Dünya Yahudileri, Yahudi Türkler, sanat, kültür ve ticarette Yahudi hakimiyetini daha net görmeye başladı insanlık. Müslümanlar arasında bir taraftan Yahudileşme temayülü kendini gösterirken bir taraftan da şuurlu millet fertleri arasında siyonist sermayeli ürünlere boykot devam ediyordu. 
Suriye’deki açılımlarla Türkiye, bir taraftan çokça Türk asıllı nüfusun da barındığı Suriyeliler nezdinde ve İslam aleminde prestij kazanırken diğer taraftan da İsrail sınırına yaklaşıyor, sınır komşusu oluyordu.  Suriyeliler, birer ikişer coşkun teşekkürleriyle ülkelerine gönüllü geri dönüşe başlamışlardı.
Saldırganlığını günden güne artıran İsrail, bize savunma sanayinin önemini, ittifak ve ittihadın ehemmiyetini, zalimlerin acımasızlıkta hadsizliğini, Gazzeli kardeşlerimizle empati, sahip olduğumuz nimetlerin kadrü kıymetini anlamayı da öğretti. Dünya insanlığı da vicdanını konuşturdu, caddeler ve meydanlara dökülüp tepkisini her platformda dile getirdi.

3 Ay sonra 2.yılını dolduracak

Ramazan ve Kurban’da dayanışma örnekleri sunan İslam aleminin gönlünde diğer (Doğu Türkistan, Arakan başta olmak üzere) mağdur coğrafyalarla birlikte Filistin Gazze kanayan yara olarak en önemli yerini koruyor. Şimdi yaz aylarının gelişiyle Suriyeli mülteci kardeşlerimizin periyodik olarak ülkelerine  geçişlerinin nisbeti merakla bekleniyor.
Yeni hicri yıl, İsrail’in acımasız saldırılarına maruz kalan başta Filistin / Gazze olmak üzere, Lübnan, Suriye, Yemen ve İran’ın geleceği ile İsrail’in ve ona payandalık yapan ülkelerin akibetini merakla beklediğimiz yıl olacak gibi.
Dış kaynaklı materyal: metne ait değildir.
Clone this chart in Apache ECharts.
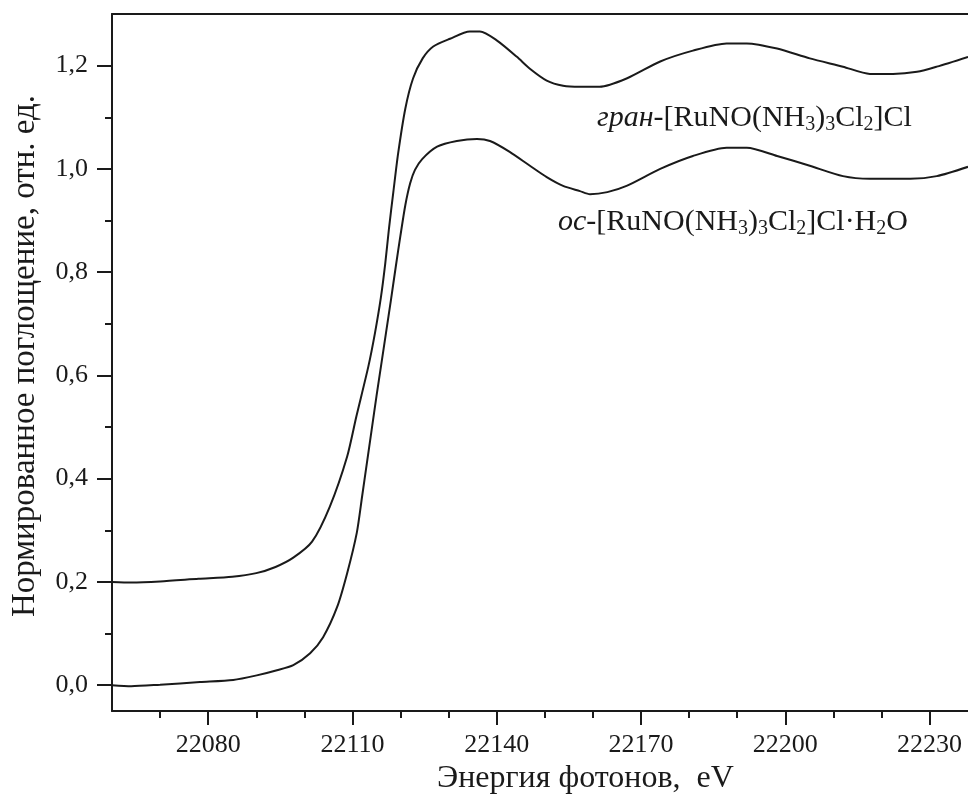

Tabi İslam ülkelerinin doğal önderi görülen ülkemizin askeri, idari, ticari vb. açılımlarının daha da artacağı, lider ülkeler arasındaki yarışında irtifa kazanacağı bir yıl olacağını da bekliyor olacağız. Umarım, yeni hicrî yıl hayırların celbi ve şerlerin define vesile olur.